# Compare Transfomer Models Before and After Compression

In [2]:
# import timeit
import os
import timeit
from sentence_transformers import SentenceTransformer, util

In [3]:
st_time = timeit.default_timer()
model = SentenceTransformer("msmarco-distilbert-base-tas-b")
sentences = [
    "the fifty mannequin heads floating in the pool kind of freaked them out",
    "she swore she just saw her sushi move",
    "he embraced his new life as an eggplant",
    "my dentist tells me that chewing bricks is very bad for your teeth",
    "the dental specialist recommended an immediate stop to flossing with construction materials"
]

embeddings = model.encode(sentences)
print(embeddings.shape)
print("Time taken: ", timeit.default_timer() - st_time)

  return torch._C._cuda_getDeviceCount() > 0


(5, 768)
Time taken:  1.5632251650094986


In [8]:
from pathlib import Path
from typing import List

from optimum.onnxruntime import ORTModelForFeatureExtraction
from transformers import AutoTokenizer

In [9]:
import torch
import torch.nn.functional as F
from transformers import Pipeline


class SentenceEmbeddingPipeline(Pipeline):
    def _sanitize_parameters(self, **kwargs):
        # we don't have any hyperameters to sanitize
        self.preprocess_params = {}
        return self.preprocess_params, {}, {}

    def preprocess(self, inputs):
        encoded_inputs = self.tokenizer(
            inputs, padding=True, truncation=True, return_tensors="pt"
        )
        return encoded_inputs

    def _forward(self, model_inputs):
        outputs = self.model(**model_inputs)
        return {"outputs": outputs, "attention_mask": model_inputs["attention_mask"]}

    def postprocess(self, model_outputs):
        # Perform pooling
        sentence_embeddings = self.mean_pooling(
            model_outputs["outputs"], model_outputs["attention_mask"]
        )
        # Normalize embeddings
        sentence_embeddings = F.normalize(sentence_embeddings, p=2, dim=1)
        return sentence_embeddings

    def mean_pooling(self, model_output, attention_mask):
        token_embeddings = model_output[
            0
        ]  # First element of model_output contains all token embeddings
        input_mask_expanded = (
            attention_mask.unsqueeze(-1).expand(token_embeddings.size()).float()
        )
        return torch.sum(token_embeddings * input_mask_expanded, 1) / torch.clamp(
            input_mask_expanded.sum(1), min=1e-9
        )


In [25]:
onnx_path = Path("../ml/model/sentence-transformers/msmarco-distilbert-base-tas-b.onnx")
model = ORTModelForFeatureExtraction.from_pretrained(onnx_path)
tokenizer = AutoTokenizer.from_pretrained(onnx_path)
pipeline = SentenceEmbeddingPipeline(model=model, tokenizer=tokenizer)

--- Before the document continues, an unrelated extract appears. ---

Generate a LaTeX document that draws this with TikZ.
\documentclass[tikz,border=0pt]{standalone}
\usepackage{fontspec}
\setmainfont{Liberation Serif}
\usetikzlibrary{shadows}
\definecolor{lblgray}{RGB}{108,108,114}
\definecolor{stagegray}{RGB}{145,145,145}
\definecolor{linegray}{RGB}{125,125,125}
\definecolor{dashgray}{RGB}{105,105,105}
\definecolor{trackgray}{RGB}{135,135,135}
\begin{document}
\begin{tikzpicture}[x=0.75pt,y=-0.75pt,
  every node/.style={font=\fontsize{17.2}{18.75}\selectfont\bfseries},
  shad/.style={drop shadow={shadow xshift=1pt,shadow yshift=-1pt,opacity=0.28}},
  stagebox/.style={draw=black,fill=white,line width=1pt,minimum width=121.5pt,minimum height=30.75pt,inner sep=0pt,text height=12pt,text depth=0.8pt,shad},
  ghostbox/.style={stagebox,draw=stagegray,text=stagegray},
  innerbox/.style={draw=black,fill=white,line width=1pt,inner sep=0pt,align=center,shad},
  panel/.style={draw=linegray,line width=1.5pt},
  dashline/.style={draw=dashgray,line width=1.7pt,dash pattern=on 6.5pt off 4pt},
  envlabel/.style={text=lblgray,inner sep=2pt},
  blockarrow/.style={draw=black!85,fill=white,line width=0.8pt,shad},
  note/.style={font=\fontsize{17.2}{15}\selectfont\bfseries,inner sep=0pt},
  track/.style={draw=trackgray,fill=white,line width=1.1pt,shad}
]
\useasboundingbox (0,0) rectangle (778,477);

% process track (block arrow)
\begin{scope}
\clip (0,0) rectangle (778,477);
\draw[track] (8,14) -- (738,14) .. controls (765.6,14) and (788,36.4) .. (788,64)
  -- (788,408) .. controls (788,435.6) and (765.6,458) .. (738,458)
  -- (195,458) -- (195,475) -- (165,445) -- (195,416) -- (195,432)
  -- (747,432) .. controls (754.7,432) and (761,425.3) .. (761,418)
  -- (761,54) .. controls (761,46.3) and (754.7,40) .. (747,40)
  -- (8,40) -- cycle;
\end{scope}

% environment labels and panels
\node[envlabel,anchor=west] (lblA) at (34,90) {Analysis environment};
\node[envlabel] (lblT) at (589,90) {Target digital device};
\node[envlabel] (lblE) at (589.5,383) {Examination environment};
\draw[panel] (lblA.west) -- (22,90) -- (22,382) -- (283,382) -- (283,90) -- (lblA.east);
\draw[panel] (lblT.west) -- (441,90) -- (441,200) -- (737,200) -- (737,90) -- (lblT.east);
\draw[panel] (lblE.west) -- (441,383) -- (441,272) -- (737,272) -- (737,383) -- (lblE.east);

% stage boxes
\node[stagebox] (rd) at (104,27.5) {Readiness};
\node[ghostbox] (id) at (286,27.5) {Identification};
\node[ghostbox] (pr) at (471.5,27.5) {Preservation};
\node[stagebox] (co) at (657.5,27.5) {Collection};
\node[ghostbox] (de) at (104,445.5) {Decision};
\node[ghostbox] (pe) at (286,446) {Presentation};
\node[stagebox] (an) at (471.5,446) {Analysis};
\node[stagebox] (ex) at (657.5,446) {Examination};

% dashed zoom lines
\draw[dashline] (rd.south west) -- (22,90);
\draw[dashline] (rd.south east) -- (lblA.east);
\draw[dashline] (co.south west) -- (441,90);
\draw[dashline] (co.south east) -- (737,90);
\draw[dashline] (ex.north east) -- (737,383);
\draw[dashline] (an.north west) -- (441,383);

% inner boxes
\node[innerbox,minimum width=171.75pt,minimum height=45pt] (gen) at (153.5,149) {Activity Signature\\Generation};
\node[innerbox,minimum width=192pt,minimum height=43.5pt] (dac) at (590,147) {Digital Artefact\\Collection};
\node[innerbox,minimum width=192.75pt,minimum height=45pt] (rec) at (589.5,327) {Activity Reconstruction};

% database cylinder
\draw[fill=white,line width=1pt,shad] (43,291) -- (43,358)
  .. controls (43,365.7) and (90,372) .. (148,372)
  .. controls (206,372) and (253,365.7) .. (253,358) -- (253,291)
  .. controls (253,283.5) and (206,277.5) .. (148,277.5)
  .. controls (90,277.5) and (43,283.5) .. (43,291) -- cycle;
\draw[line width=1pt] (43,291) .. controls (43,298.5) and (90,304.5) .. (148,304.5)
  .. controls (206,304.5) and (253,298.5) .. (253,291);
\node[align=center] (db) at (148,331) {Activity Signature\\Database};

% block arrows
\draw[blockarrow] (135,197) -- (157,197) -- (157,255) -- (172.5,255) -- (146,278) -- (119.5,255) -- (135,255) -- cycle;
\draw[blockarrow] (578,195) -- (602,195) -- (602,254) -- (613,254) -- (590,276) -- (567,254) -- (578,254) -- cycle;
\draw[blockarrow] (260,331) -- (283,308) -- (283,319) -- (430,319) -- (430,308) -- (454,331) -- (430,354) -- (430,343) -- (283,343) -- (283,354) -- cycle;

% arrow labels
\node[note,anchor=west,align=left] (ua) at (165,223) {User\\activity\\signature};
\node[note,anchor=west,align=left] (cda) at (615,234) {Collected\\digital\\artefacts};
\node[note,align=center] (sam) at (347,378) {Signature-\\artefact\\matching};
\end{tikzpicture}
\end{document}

def generate_embeddings(inputs: List[str]):
    embeddings = pipeline(inputs)
    return embeddings

In [28]:
st_time = timeit.default_timer()
onnx_embeddings = generate_embeddings(sentences)
print(len(onnx_embeddings))
print("Time taken: ", timeit.default_timer() - st_time)

5
Time taken:  0.04071255400776863


In [29]:
onnx_embeddings[0].shape

torch.Size([1, 768])